Because I am dying to know. My mornings and evenings are consumed with it. What will it be? What could it possibly be that will make you finally choose life?

The answer is you. But you know that. However, I also believe that the answer is me. I have to stop accepting and pretending. Reality sucks, but pretending allows you the comfort to avoid the choice. I am so fucking done allowing you to pretend. So tired of your ‘make your own choice’ bullshit.

Here’s the thing Mom. Each of us also has a choice we are allowed to make too. We have the choice to not put up with this anymore. We have the choice to not accept that we don’t rate high enough in your priorities to stop killing yourself everyday. I do not need to let you have the power over me. I am not an alcoholic. Why do I worry about one everyday? Why is this the single compelling thought I have? Why do I spend more time thinking about you and your disease then I spend working on starting my own family?

I have made the choice because you are important to me, and I don’t want to give up on you. But you are trying my patience. And the patience of everyone else.
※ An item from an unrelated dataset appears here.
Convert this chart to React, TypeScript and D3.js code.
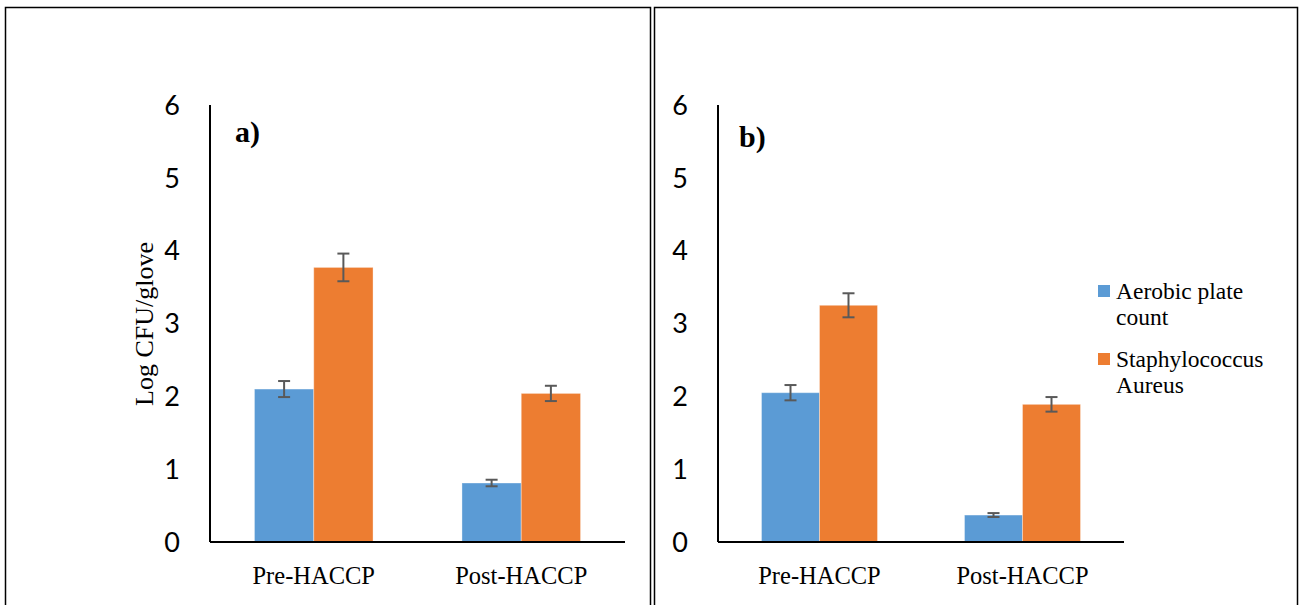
import React from 'react';
import * as d3 from 'd3';

const categories = ['Pre-HACCP', 'Post-HACCP'];
const seriesNames = ['Aerobic plate count', 'Staphylococcus Aureus'];
const legendLines = [['Aerobic plate', 'count'], ['Staphylococcus', 'Aureus']];
const colors = ['#5B9BD5', '#ED7D31'];
const yTicks = [0, 1, 2, 3, 4, 5, 6];

// panel a
const aAerobic = [2.10, 0.81];
const aAerobicErr = [0.11, 0.045];
const aStaph = [3.77, 2.04];
const aStaphErr = [0.19, 0.105];

// panel b
const bAerobic = [2.05, 0.37];
const bAerobicErr = [0.105, 0.027];
const bStaph = [3.25, 1.89];
const bStaphErr = [0.165, 0.10];

const W = 1300;
const H = 605;
const serif = "'Liberation Serif', 'Times New Roman', serif";
const y = d3.scaleLinear().domain([0, 6]).range([542, 105]);

interface PanelProps {
  x0: number;
  x1: number;
  label: string;
  labelX: number;
  labelY: number;
  values: number[][];
  errs: number[][];
}

const Panel: React.FC<PanelProps> = ({ x0, x1, label, labelX, labelY, values, errs }) => {
  const x = d3.scaleBand<string>()
    .domain(categories)
    .range([x0, x1])
    .paddingInner(1.5 / 3.5)
    .paddingOuter(0.75 / 3.5);
  const xs = d3.scaleBand<string>()
    .domain(seriesNames)
    .range([0, x.bandwidth()]);

  return (
    <g>
      {categories.map((c, ci) =>
        seriesNames.map((s, si) => {
          const v = values[si][ci];
          const e = errs[si][ci];
          const bx = (x(c) ?? 0) + (xs(s) ?? 0);
          const cx = bx + xs.bandwidth() / 2;
          return (
            <g key={c + s}>
              <rect x={bx} y={y(v)} width={xs.bandwidth()} height={y(0) - y(v)}
                fill={colors[si]} stroke="#ffffff" strokeOpacity={0.35} strokeWidth={1} />
              <g stroke="#595959" strokeWidth={2}>
                <line x1={cx} x2={cx} y1={y(v + e)} y2={y(v - e)} />
                <line x1={cx - 6} x2={cx + 6} y1={y(v + e)} y2={y(v + e)} />
                <line x1={cx - 6} x2={cx + 6} y1={y(v - e)} y2={y(v - e)} />
              </g>
            </g>
          );
        })
      )}
      <line x1={x0} x2={x0} y1={y(6)} y2={y(0)} stroke="#000" strokeWidth={2} />
      <line x1={x0} x2={x1} y1={y(0)} y2={y(0)} stroke="#000" strokeWidth={2} />
      {yTicks.map(t => (
        <text key={t} x={x0 - 30} y={y(t)} dy="0.36em" textAnchor="end"
          fontFamily="Lato, 'Open Sans', sans-serif" fontSize={27} fill="#000">{t}</text>
      ))}
      {categories.map(c => (
        <text key={c} x={(x(c) ?? 0) + x.bandwidth() / 2} y={584} textAnchor="middle"
          fontFamily={serif} fontSize={24.5} fill="#000">{c}</text>
      ))}
      <text x={labelX} y={labelY} fontFamily={serif}
        fontSize={30} fontWeight="bold" fill="#000">{label}</text>
    </g>
  );
};

const App: React.FC = () => {
  return (
    <svg width={W} height={H} style={{ position: 'absolute', left: 0, top: 0, background: '#fff' }}>
      <rect x={0} y={0} width={W} height={H} fill="#fff" />
      {/* table cell borders */}
      <rect x={5.5} y={7.5} width={645} height={610} fill="none" stroke="#000" strokeWidth={1.5} />
      <rect x={654.5} y={7.5} width={643} height={610} fill="none" stroke="#000" strokeWidth={1.5} />

      <Panel x0={210} x1={625} label="a)" labelX={235} labelY={142}
        values={[aAerobic, aStaph]} errs={[aAerobicErr, aStaphErr]} />
      <Panel x0={718} x1={1124} label="b)" labelX={739} labelY={147}
        values={[bAerobic, bStaph]} errs={[bAerobicErr, bStaphErr]} />

      <text transform="translate(153,324) rotate(-90)" textAnchor="middle"
        fontFamily={serif} fontSize={26} fill="#000">
        Log CFU/glove
      </text>

      {legendLines.map((lines, i) => (
        <g key={i} transform={`translate(1098,${285 + i * 68})`}>
          <rect x={0} y={0} width={12} height={12} fill={colors[i]} />
          {lines.map((l, li) => (
            <text key={li} x={18} y={14 + li * 26}
              fontFamily={serif} fontSize={23.5} fill="#000">{l}</text>
          ))}
        </g>
      ))}
    </svg>
  );
};

export default App;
And Mom, there are people talking about you that you wouldn’t even think know about your disease. People are sick of it. And it is time for you to do something about it.

I am sick of getting screwed over. Of not being a factor in your ‘choice’ to be an addict. I matter and I am standing up to you. My siblings may not be ready but I am. And enough is enough. You are a grown woman acting like a teenager. The bar is a place you should go once a month not live. Booze is not something one should drink everyday out of necessity. The bar is not a place one chooses to go to over seeing a daughter she hasn’t seen in months.
WHERE IN THE HELL ARE YOU GETTING THESE PRIORITIES!?!
I am hostile. I am mad. And you are going to have to deal with me. I love you, and I will accept and embrace you. I will be all the things you need me to be – only if you will stop drinking. I will be your safe place to land. I will catch you when you fall. I will do whatever you need of me. You know I am dependable and worthy of your trust.

But you need to choose me. You need to choose our family and your grandchildren. Or I will hate you.
If you don’t choose us Mom, I will hate you for the rest of my life. I will never forgive you, and no one else will either. The only difference is that they may still be willing to waste the energy pretending.

But I am strong enough to take the stand. And this is it.

You need rehab. And I believe that your benefits would cover it. Employment insurance would cover you while you are away if your benefits will not – because it would be medical leave. I find it hard to believe that you would not have short term or long term that you could take for medical leave. You would not lose your job – you know this is a disease and you could sue if you did. Stop saying this bullshit. We don’t believe you. No one believes you.

My Mother is a fighter. She would find a way if there is anything left of her in there. Stop making excuses, and take some action. I want you to become personally accountable for your actions, to your recovery and this family. You need to take the steps. You absolutely must make it happen.

If you don’t spend a month in rehab – I will never believe that you are committed to this. You can’t do this alone. You can’t do it as an outpatient – you are too weak when it comes to the addiction. Your friends are losers that will be jealous if you succeed, and will try to drag you back down. You need to get strong so you can deal with them. Expunge them from your life. They mean nothing. They certainly shouldn’t be more important than your children. God help you if you choose them over us Mom.

It pains me to say this next part. But understand that I don’t come by it lightly. Seeing you drunk, stumbling towards the house with my baby nephew in your arms. Kissing Vivian with your boozy breath. Those visions have reinforced my resolve. And here finally is where I stand:

If you don’t stop drinking by the end of the year - I am done with you Mom. I mean it. I don’t know what else to do. And I can’t stand by and watch you do this to yourself.


I love you too much and the pain is too great.